Of course we need to respond when public services are coming under pressure from local population increases. That’s why Labour wants to reinstate the Migration Impact Fund that the Tories abolished. We also need to ensure new members of communities get to know their new neighbours and what’s expected of them.

We believe that migrants’ broader contribution to British society has too often been obscured by the actions of unscrupulous employers, who have exploited new arrivals at the expense of local labour. A vast network of recruitment and employment agencies has developed in this country. It is worth hundreds of billions of pounds. Last year over 1.3m people were employed in the UK by these agencies. In 2007, 1 in 7 of these people came from the EU. We should ask how many are recruited directly from the EU now, and offered precarious work on very low wages whilst undercutting local labour. Labour will put an end to this practice, in order to protect both those who come here to work and those that grew up here.
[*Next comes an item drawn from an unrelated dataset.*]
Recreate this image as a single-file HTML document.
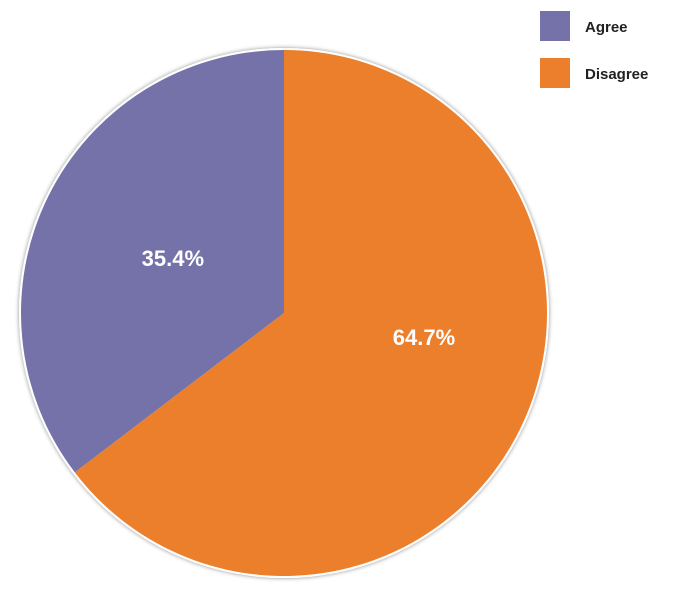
<!DOCTYPE html>
<html><head><meta charset="utf-8"><style>
html,body{margin:0;padding:0;background:#fff;width:674px;height:597px;overflow:hidden}
svg{display:block;font-family:"Liberation Sans",sans-serif}
</style></head><body>
<svg id="chart" width="674" height="597" viewBox="0 0 674 597">
<defs><filter id="sh" x="-10%" y="-10%" width="120%" height="120%"><feDropShadow dx="0" dy="0" stdDeviation="2" flood-color="#000" flood-opacity="0.45"/></filter></defs>
<g id="pie"></g>
<g>
<g>
<rect x="540" y="11" width="30" height="30" fill="#7472a8"/>
<text x="585" y="32" font-size="15" font-weight="bold" fill="#222">Agree</text></g>
<g>
<rect x="540" y="58" width="30" height="30" fill="#eb7f2b"/>
<text x="585" y="79" font-size="15" font-weight="bold" fill="#222">Disagree</text></g>
</g>
</svg>
<script>
const categories = ["Agree", "Disagree"];
const values = [35.4, 64.7];
const labels = ["35.4%", "64.7%"];
const colors = ["#7472a8", "#eb7f2b"];
const cx = 284, cy = 313, r = 263;
const labelRadius = [124, 142];
const labelAngleShift = [0, 16.6];
const ns = "http://www.w3.org/2000/svg";
const g = document.getElementById("pie");
const total = values.reduce((a, b) => a + b, 0);
const bg = document.createElementNS(ns, "circle");
bg.setAttribute("cx", cx); bg.setAttribute("cy", cy); bg.setAttribute("r", r + 2);
bg.setAttribute("fill", "#fff"); bg.setAttribute("filter", "url(#sh)");


g.appendChild(bg);
function pt(a, rr) { return [cx - rr * Math.sin(a), cy - rr * Math.cos(a)]; }
let start = 0;
values.forEach((v, i) => {
  const sweep = v / total * 2 * Math.PI;
  const end = start + sweep;
  const [x1, y1] = pt(start, r), [x2, y2] = pt(end, r);
  const large = sweep > Math.PI ? 1 : 0;
  const p = document.createElementNS(ns, "path");
  p.setAttribute("d", `M${cx},${cy} L${x1},${y1} A${r},${r} 0 ${large} 0 ${x2},${y2} Z`);
  p.setAttribute("fill", colors[i]);
  
  
  g.appendChild(p);
  const mid = start + sweep / 2 + labelAngleShift[i] * Math.PI / 180;
  const [lx, ly] = pt(mid, labelRadius[i]);
  const t = document.createElementNS(ns, "text");
  t.setAttribute("x", lx); t.setAttribute("y", ly + 8);
  t.setAttribute("text-anchor", "middle"); t.setAttribute("font-size", "22");
  t.setAttribute("font-weight", "bold"); t.setAttribute("fill", "#fff");
  t.textContent = labels[i];
  
  
  g.appendChild(t);
  start = end;
});
</script>
</body></html>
Importantly, however, we cannot let our exit from the EU leave us with skill shortages in our economy. Our current workforce planning is woeful, particularly for the long-term. We need to reduce our need for migrant labour by ensuring our young, and our not so young, are trained for the jobs of the future, from carers to coders. Again, the Conservatives have undermined people’s chances of getting on by cutting college funding and the adult skills budget.

Unlike the government, Labour will not shirk from our responsibilities to the nation. Our plans for Brexit will respect the referendum result, whilst holding the Government to account and delivering a better future for all our people, not just the privileged few.

Debbie Abrahams is shadow work and pensions secretary.